Visualization procedures for proteins and peptides on flat-bed monoliths and their effects on matrix-assisted laser-desorption/ionization time-of-flight mass spectrometric detection

The present study concerns the application of visualization methods, i.e. coomassie-brilliant-blue-R staining (CBB-R), silver-nitrate staining, and fluorescamine labeling, and subsequent MALDI-MS analysis of intact proteins and peptides on the surface of flat-bed monoliths, intended for spatial two-dimensional chromatographic separations. The use of 100-μm thick macroporous poly(butyl methacrylate-co-ethylene dimethacrylate) flat-bed monoliths renders a fixation step obsolete, so that CBB-R and silver-nitrate staining and destaining could be achieved in 10–15 min as opposed to up to 24 h, as is typical on 2D-PAGE gels.
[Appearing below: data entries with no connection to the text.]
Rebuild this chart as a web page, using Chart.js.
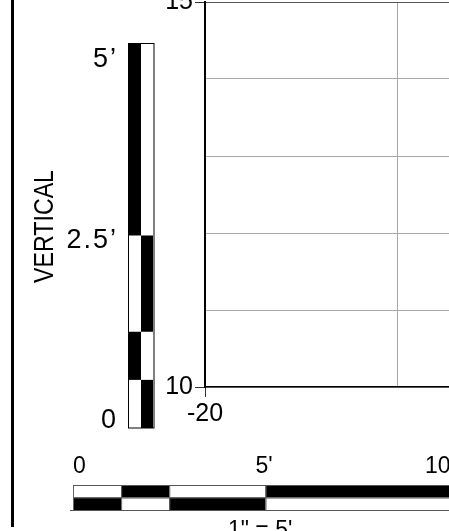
<!DOCTYPE html>
<html>
<head>
<meta charset="utf-8">
<script src="https://cdn.jsdelivr.net/npm/chart.js@4"></script>
<style>
  html, body { margin: 0; padding: 0; background: #fff; overflow: hidden; width: 449px; height: 531px; position: relative; }
  #wrap { position: absolute; left: 0; top: -20px; }
</style>
</head>
<body>
<div id="wrap"><canvas id="chart" width="620" height="551"></canvas></div>
<script>
// section grid (feet)
const xRange = [-20, -10];
const yRange = [10, 15];
const xStep = 5;
const yStep = 1;
const xLabeled = [-20, -10];
const yLabeled = [10, 15];

// graphic scales (feet)
const vBarEdges = [0, 0.625, 1.25, 2.5, 5];
const vBarTicks = [0, 2.5, 5];
const vBarLabels = ["0", "2.5\u2019", "5\u2019"];
const hBarEdges = [0, 1.25, 2.5, 5, 10];
const hBarTicks = [0, 5, 10];
const hBarLabels = ["0", "5'", "10"];
const scaleNote = '1" = 5\'';
const vTitle = "VERTICAL";

const TOP = 20; // canvas sits 20px above the page edge

const scaleBars = {
  id: "scaleBars",
  afterDraw(chart) {
    const ctx = chart.ctx;
    const xs = chart.scales.x, ys = chart.scales.y;
    const pxX = (xs.getPixelForValue(xRange[0] + xStep) - xs.getPixelForValue(xRange[0])) / xStep;
    const pxY = (ys.getPixelForValue(yRange[0]) - ys.getPixelForValue(yRange[0] + yStep)) / yStep;
    ctx.save();

    // sheet border
    ctx.fillStyle = "#000";
    ctx.fillRect(11, 0, 3, 527 + TOP);

    // vertical bar
    const vx = 128, vw = 13, vb = 428 + TOP;
    for (let i = 0; i < vBarEdges.length - 1; i++) {
      const y0 = vb - vBarEdges[i] * pxY, y1 = vb - vBarEdges[i + 1] * pxY;
      ctx.fillStyle = "#000";
      if (i % 2 === 1) ctx.fillRect(vx, y1, vw, y0 - y1);
      else ctx.fillRect(vx + vw, y1, vw - 1, y0 - y1);
    }
    const vTop = vb - vBarEdges[vBarEdges.length - 1] * pxY;
    ctx.strokeStyle = "#000";
    ctx.lineWidth = 1;
    ctx.strokeRect(vx + 0.5, vTop + 0.5, 2 * vw - 0.5, vb - vTop - 0.5);

    ctx.font = '27px "Liberation Sans"';
    ctx.letterSpacing = "2px";
    ctx.textAlign = "right";
    ctx.textBaseline = "alphabetic";
    const vDy = [0, 12, 24];
    vBarTicks.forEach((v, i) => {
      ctx.fillText(vBarLabels[i], 118, vb - v * pxY + vDy[i]);
    });
    ctx.letterSpacing = "0px";

    // horizontal bar
    const hx = 73, hh = 12.5, ht = 485 + TOP;
    for (let i = 0; i < hBarEdges.length - 1; i++) {
      const x0 = hx + hBarEdges[i] * pxX, x1 = hx + hBarEdges[i + 1] * pxX;
      ctx.fillStyle = "#000";
      if (i % 2 === 1) ctx.fillRect(x0, ht, x1 - x0, hh);
      else ctx.fillRect(x0, ht + hh, x1 - x0, hh);
      ctx.fillStyle = "#666";
      ctx.fillRect(x0, ht, 1, 2 * hh);
    }
    const hEnd = hx + hBarEdges[hBarEdges.length - 1] * pxX;
    ctx.fillStyle = "#555";
    ctx.fillRect(hx, ht, hEnd - hx, 1);
    ctx.fillRect(hx, ht + hh, hEnd - hx, 1);
    ctx.fillRect(hx - 3, ht + 2 * hh, hEnd - hx + 3, 1);

    ctx.fillStyle = "#000";
    ctx.font = '23px "Liberation Sans"';
    ctx.textAlign = "left";
    const hDx = [0, -10, -33];
    hBarTicks.forEach((v, i) => {
      ctx.fillText(hBarLabels[i], hx + v * pxX + hDx[i], 473 + TOP);
    });
    ctx.fillText(scaleNote, 228, 537 + TOP);

    // rotated title
    ctx.translate(53, 226.5 + TOP);
    ctx.rotate(-Math.PI / 2);
    ctx.font = '28px "Liberation Sans"';
    const w = ctx.measureText(vTitle).width;
    ctx.scale(113 / w, 1);
    ctx.textAlign = "center";
    ctx.fillText(vTitle, 0, 0);
    ctx.restore();
  }
};

new Chart(document.getElementById("chart"), {
  type: "scatter",
  data: { datasets: [{ data: [] }] },
  options: {
    responsive: false,
    animation: false,
    devicePixelRatio: 1,
    layout: { padding: { left: 0, top: 22, right: 30, bottom: 100 } },
    plugins: { legend: { display: false }, tooltip: { enabled: false } },
    scales: {
      x: {
        type: "linear",
        min: xRange[0],
        max: xRange[1],
        afterFit: s => { s.height = 44; },
        ticks: {
          stepSize: xStep,
          autoSkip: false,
          maxRotation: 0,
          padding: 2,
          color: "#000",
          font: { family: "Liberation Sans", size: 25 },
          callback: v => xLabeled.includes(v) ? String(v) : ""
        },
        grid: {
          color: "#a8a8a8",
          lineWidth: 1,
          tickLength: 10,
          tickColor: c => xLabeled.includes(c.tick && c.tick.value) ? "#333" : "rgba(0,0,0,0)"
        },
        border: { color: "#000", width: 1.5 }
      },
      y: {
        type: "linear",
        min: yRange[0],
        max: yRange[1],
        afterFit: s => { s.width = 205; },
        ticks: {
          stepSize: yStep,
          autoSkip: false,
          padding: 2,
          color: "#000",
          font: { family: "Liberation Sans", size: 25 },
          callback: v => yLabeled.includes(v) ? String(v) : ""
        },
        grid: {
          color: c => c.tick && c.tick.value === yRange[1] ? "#555" : "#a8a8a8",
          lineWidth: 1,
          tickLength: 10,
          tickColor: c => yLabeled.includes(c.tick && c.tick.value) ? "#333" : "rgba(0,0,0,0)"
        },
        border: { color: "#000", width: 2 }
      }
    }
  },
  plugins: [scaleBars]
});
</script>
</body>
</html>
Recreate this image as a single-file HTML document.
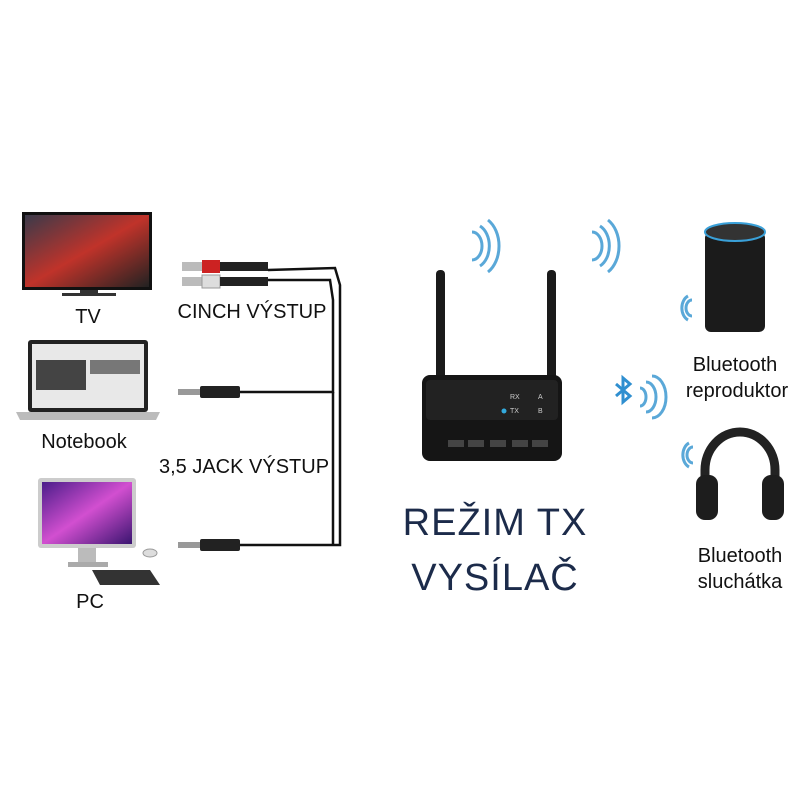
<!DOCTYPE html>
<html><head><meta charset="utf-8"><style>
body{margin:0;width:800px;height:800px;background:#fff;position:relative;overflow:hidden;font-family:"Liberation Sans",sans-serif;}
.t{position:absolute;color:#111;font-size:20px;white-space:nowrap;transform:translateX(-50%);}
.big{position:absolute;color:#1c2b4a;font-size:38px;white-space:nowrap;transform:translateX(-50%);letter-spacing:1px;}
</style></head><body>
<svg width="800" height="800" style="position:absolute;left:0;top:0">
<defs>
<linearGradient id="scr" x1="0" y1="0" x2="1" y2="1"><stop offset="0" stop-color="#3a3a4a"/><stop offset="0.5" stop-color="#c0332a"/><stop offset="1" stop-color="#222"/></linearGradient>
<linearGradient id="pcs" x1="0" y1="0" x2="1" y2="1"><stop offset="0" stop-color="#4b1d8a"/><stop offset="0.5" stop-color="#d24fd0"/><stop offset="1" stop-color="#3a1570"/></linearGradient>
</defs>
<rect x="22" y="212" width="130" height="78" fill="#111"/>
<rect x="25" y="215" width="124" height="72" fill="url(#scr)"/>
<rect x="80" y="290" width="18" height="4" fill="#333"/>
<rect x="62" y="293" width="54" height="3" fill="#333"/>
<rect x="28" y="340" width="120" height="72" rx="3" fill="#222"/>
<rect x="32" y="344" width="112" height="64" fill="#e8e8e8"/>
<rect x="36" y="360" width="50" height="30" fill="#444"/>
<rect x="90" y="360" width="50" height="14" fill="#777"/>
<path d="M16 412 L160 412 L156 420 L20 420 Z" fill="#bbb"/>
<rect x="38" y="478" width="98" height="70" rx="3" fill="#ccc"/>
<rect x="42" y="482" width="90" height="62" fill="url(#pcs)"/>
<rect x="78" y="548" width="18" height="14" fill="#bbb"/>
<rect x="68" y="562" width="40" height="5" fill="#aaa"/>
<path d="M92 570 L150 570 L160 585 L100 585 Z" fill="#333"/>
<ellipse cx="150" cy="553" rx="7" ry="4" fill="#ddd" stroke="#999"/>
<g fill="none" stroke="#111" stroke-width="2.5">
<path d="M268 270 L335 268 L340 285 L340 545 L240 545"/>
<path d="M268 280 L330 280 L333 300 L333 392 L240 392"/>
<path d="M333 392 L333 545"/>
</g>
<rect x="182" y="262" width="20" height="9" fill="#bbb"/><rect x="202" y="260" width="18" height="13" fill="#c22"/><rect x="220" y="262" width="48" height="9" fill="#222"/>
<rect x="182" y="277" width="20" height="9" fill="#bbb"/><rect x="202" y="275" width="18" height="13" fill="#ddd" stroke="#999"/><rect x="220" y="277" width="48" height="9" fill="#222"/>
<rect x="178" y="389" width="22" height="6" fill="#999"/><rect x="200" y="386" width="40" height="12" rx="2" fill="#222"/>
<rect x="178" y="542" width="22" height="6" fill="#999"/><rect x="200" y="539" width="40" height="12" rx="2" fill="#222"/>
<rect x="436" y="270" width="9" height="110" rx="4" fill="#1a1a1a"/>
<rect x="547" y="270" width="9" height="110" rx="4" fill="#1a1a1a"/>
<g fill="none" stroke="#5aa8d8" stroke-width="3">
<path d="M472 232 a10 14 0 0 1 0 28"/><path d="M480 226 a16 22 0 0 1 0 40"/><path d="M488 220 a22 30 0 0 1 0 52"/>
<path d="M592 232 a10 14 0 0 1 0 28"/><path d="M600 226 a16 22 0 0 1 0 40"/><path d="M608 220 a22 30 0 0 1 0 52"/>
<path d="M692 300 a6 8 0 0 0 0 16"/><path d="M688 296 a10 13 0 0 0 0 24"/>
<path d="M693 447 a6 8 0 0 0 0 16"/><path d="M689 443 a10 13 0 0 0 0 24"/>
<path d="M640 388 a6 9 0 0 1 0 18"/><path d="M646 382 a10 15 0 0 1 0 30"/><path d="M652 376 a14 21 0 0 1 0 42"/>
</g>
<path d="M616 384 L630 396 L623 402 L623 378 L630 384 L616 396" fill="none" stroke="#2f8fd0" stroke-width="3"/>
<rect x="422" y="375" width="140" height="86" rx="8" fill="#151515"/>
<rect x="426" y="380" width="132" height="40" rx="4" fill="#222"/>
<circle cx="504" cy="411" r="2.5" fill="#3ad"/>
<g fill="#ccc" font-size="7" font-family="Liberation Sans"><text x="510" y="399">RX</text><text x="510" y="413">TX</text><text x="538" y="399">A</text><text x="538" y="413">B</text></g>
<g fill="#444"><rect x="448" y="440" width="16" height="7"/><rect x="468" y="440" width="16" height="7"/><rect x="490" y="440" width="16" height="7"/><rect x="512" y="440" width="16" height="7"/><rect x="532" y="440" width="16" height="7"/></g>
<rect x="705" y="232" width="60" height="100" rx="6" fill="#1b1b1b"/>
<ellipse cx="735" cy="232" rx="30" ry="9" fill="#333" stroke="#3aa0d8" stroke-width="2"/>
<path d="M705 500 L705 470 a35 38 0 0 1 70 0 L775 500" fill="none" stroke="#222" stroke-width="9"/>
<rect x="696" y="475" width="22" height="45" rx="9" fill="#1d1d1d"/>
<rect x="762" y="475" width="22" height="45" rx="9" fill="#1d1d1d"/>
</svg>
<div class="t" style="left:88px;top:306px">TV</div>
<div class="t" style="left:84px;top:431px">Notebook</div>
<div class="t" style="left:90px;top:591px">PC</div>
<div class="t" style="left:252px;top:301px">CINCH VÝSTUP</div>
<div class="t" style="left:244px;top:456px">3,5 JACK VÝSTUP</div>
<div class="big" style="left:495px;top:502px">REŽIM TX</div>
<div class="big" style="left:495px;top:557px">VYSÍLAČ</div>
<div class="t" style="left:735px;top:354px">Bluetooth</div>
<div class="t" style="left:737px;top:380px">reproduktor</div>
<div class="t" style="left:740px;top:545px">Bluetooth</div>
<div class="t" style="left:740px;top:571px">sluchátka</div>
</body></html>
The detection limits remained comparable. The compatibility of the monolithic layer with subsequent MALDI-MS analysis of individual proteins and peptide spots was investigated with regards to mass accuracy, mass precision, resolution, and signal intensity. When comparing results from MALDI-MS analysis of proteins and peptides on a flat-bed monolith to results obtained directly on stainless-steel target plates, significant losses in mass precision, signal intensity, and an increased variation in resolution were observed. In addition, a loss in signal intensity up to two orders of magnitude was observed when using monolithic layers. After CCB-R and silver-nitrate staining and destaining to disrupt the protein–dye complexes no MALDI spectra with significant S/N ratios could be achieved. After fluorescamine labeling heterogeneous signals were observed, which resulted from a distribution in the number of fluorescence-labeled lysine groups and from the presence of labeled derivatives that had undergone condensation reactions.